The field theoretic studies of 2T-physics have been generalized to supersymmetric field theory with N=1,2,4 supersymmetry. It is expected that the more constraining structure of the underlying 4+2 theory has phenomenological consequences that would be relevant to distinguish 2T-physics from other approaches in experiments at the LHC starting in 2008, if supersymmetry is found experimentally at the TeV scale.

 

The field theory version of 2T-physics suggests new emergent principles in field theory. These have been enunciated in a paper that explores dual field theories in (d-1)+1 emergent spacetimes from a unifying field theory in d+2 spacetime.

 

Prior to recent success in field theory, the work on 2T-physics since 1998 had mostly concentrated on the worldline formalism of particles, and had demonstrated that 2T-physics stands above 1T-physics as a structure that encompasses and explains phenomena which appear very surprising from the point of view of 1T-physics.

 

The prior work on 2T-physics during 1998-2004 extended the initial concepts in several directions, including spinning particles, supersymmetry, and interactions of particles with background fields (electromagnetism, gravity, and all higher spin fields). Covariant quantization of 2T systems led to field theoretic equations of motion but without an action principle, and a non-commutative approach was developed for 2T-field theory in phase space. There was also some limited work on the world-sheet or world volume level for the 2T-physics formulation of strings and branes.
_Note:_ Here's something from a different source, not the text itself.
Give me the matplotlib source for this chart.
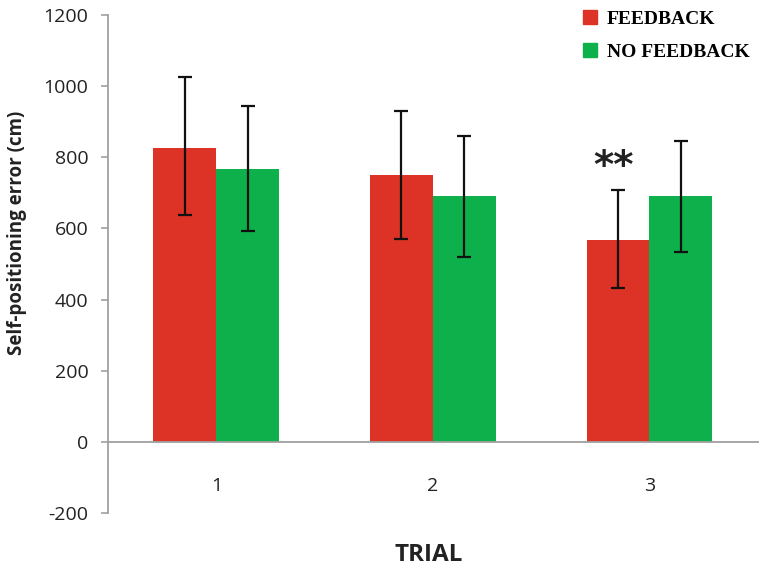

Some hidden 10+2 or 11+2 structures in supergravity and M-theory, in the AdS₅ x S⁵ and other compactifications, were also identified and explained as features of 2T-physics.

 

After some excursions into String Field Theory during 2001-2004 to explore non-commutative aspects, extensive research on 2T-physics resumed in 2004-2005. This was sparked by the twistor superstring and its relation to the twistor gauge of 2T-physics. New unifying roles for twistors were discovered and a new approach to spinning particles led to a new hidden SU(2,3) duality symmetry that includes conformal symmetry SU(2,2).

 

These older results, along with the more recent field theory successes mentioned above, have established that 2T-physics is a structure that correctly describes, at least in principle, all the physics we have understood up to now. But 2T-physics emerged also as a unification scheme that suggests the existence of new relationships and new phenomena that are not even hinted by 1T-physics and which remain so far largely unexplored both theoretically and experimentally.

 

This 2T-physics point of view provides new mathematical tools and new insights for understanding our universe. It also suggests a new paradigm for the construction of a fundamental theory that is likely to impact on the quest for unification.

For systems that are already understood, 2T-physics tells us that the description of dynamics via the usual 1T-formalism should be interpreted as emergent dynamics that holographically represents an image of a deeper higher dimensional structure in one extra space and one extra time. A lot more work awaits to be done in this direction to reveal the hidden dimensions in various 1T systems, including in the field theory formalism. Ultimately we expect 2T-physics to be useful not only for insights into the deeper structures, but also as a calculational tool that takes advantage of the dualities and hidden symmetries in 1T-physics field theory.

For systems that are not yet understood or even constructed, such as M-theory, 2T-physics points to a possible approach for a more symmetric and more revealing formulation in 11+2 dimensions that can lead to deeper insights, including a better understanding of space and time. The 2T approach could be one of the possible avenues to construct the most symmetric version of the fundamental theory.